Language Arts & Disciplines by Robert de Beaugrande
The papers collected in this volume are a selection of papers presented at a conference on Language and Translation (Irbid, Jordan, 1992). In their revised form, they offer comparisons between Western and Arabic language usage and transfer. The articles bring together linguistic and cultural aspects in translation in a functional discourse framework set out in Part One: Theory, Culture, Ideology. Part Two addresses aspects for comparisons among translations and their cultural contexts (equivalence, stylistics and paragraphing). Part Three features Arabic-English language contact, specifically in technical writing, the media and academia.
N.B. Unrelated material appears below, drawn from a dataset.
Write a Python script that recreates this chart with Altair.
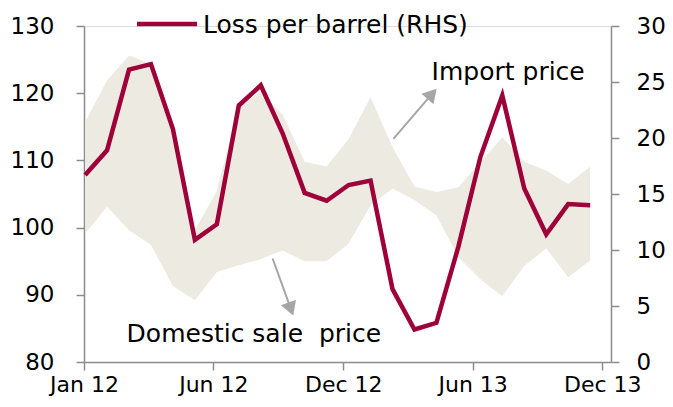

Part Four deals with problems in lexicography and grammar: terminology, verb-particle combinations and semantic diversity of ‘radical-doubling’ forms and includes a proposal for a new approach to English/Arabic dictionaries. Part Five turns to issues of interest to language teachers with practical proposals and demonstrations. Part Six deals with geopolitical factors linking the West and Middle East, focusing on equality in communication and exchange of information.